Well, more accurately, you can probably gain admittance to law school, spend three years in your early old age/late middle age studying the law, and graduate, and then come out unwanted, and for good reason.
I did post a reply:
So many rosy answers to this question.
In reality, practicing law is a hard job and even after you graduate with a law degree, you won’t know how to practice law. It takes a good 5 to 10 years to become competent at it. Most law firms aren’t going to want to invest in somebody whose career will be shortened by mortality if nothing else.
Added to that, as a lawyer who is now the age that you are asking about, I’ve watched plenty of lawyers of excellent skills whose abilities dropped off like a rock when they hit their 60s. Some became almost painful to watch, and they’d practiced for years.
Finally, there are a limited number of jobs in the field, and positions in law school. By age 60, you’ve had your career and the bulk of your life, whatever it may be, and will be taking a spot from somebody who hasn’t and who is trying to build their life.
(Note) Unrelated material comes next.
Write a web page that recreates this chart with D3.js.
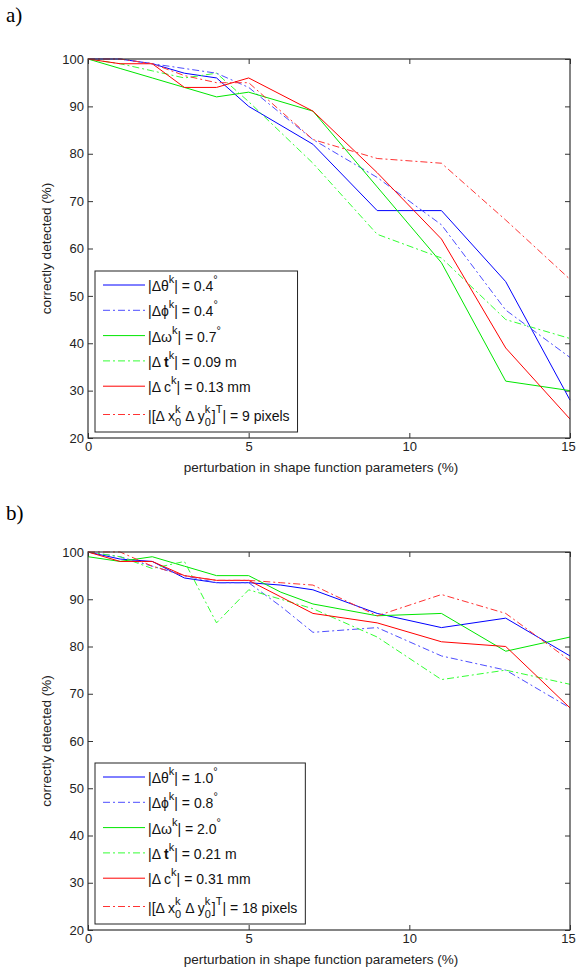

So, is it possible? Sure, it’s possible. Is it likely, probably not, or at least not the way that you imagine it. And while you're working at that, you're taking something from somebody younger.
This brings up two things.
Time really does advance well beyond our ability to appreciate it. I'm 60, and as a mule auction this past weekend doped slapped me into admitting, I've shot my bolt, career wise. In my 20s I still could have learned to ride like those guys, maybe in my 30s. In my 60s? No way.
I've posted on this before, but at some point you are just committed, one way or another. Life may allow second chances, but it doesn't hold back the hands of the clock. If you are a 60-year-old lawyer with 30 years of experience, that's what you are. If you are a 60-year-old lawyer with 30 years of experience who wishes that he could be on horseback every day, well too @#$#@#$ bad for you. You aren't, and you aren't going to be.
If you are a 60-year-old middle management white collar worker who has watched a pile of legal dramas over the past 40 years and wished you had become a lawyer, well, wake up. You aren't going to be one and the profession doesn't want you.
Law school at 60? Get real. Your mind isn't what it once was. Your body isn't either. A big problem in the law right now is that older lawyers don't realize this and keep on keeping on.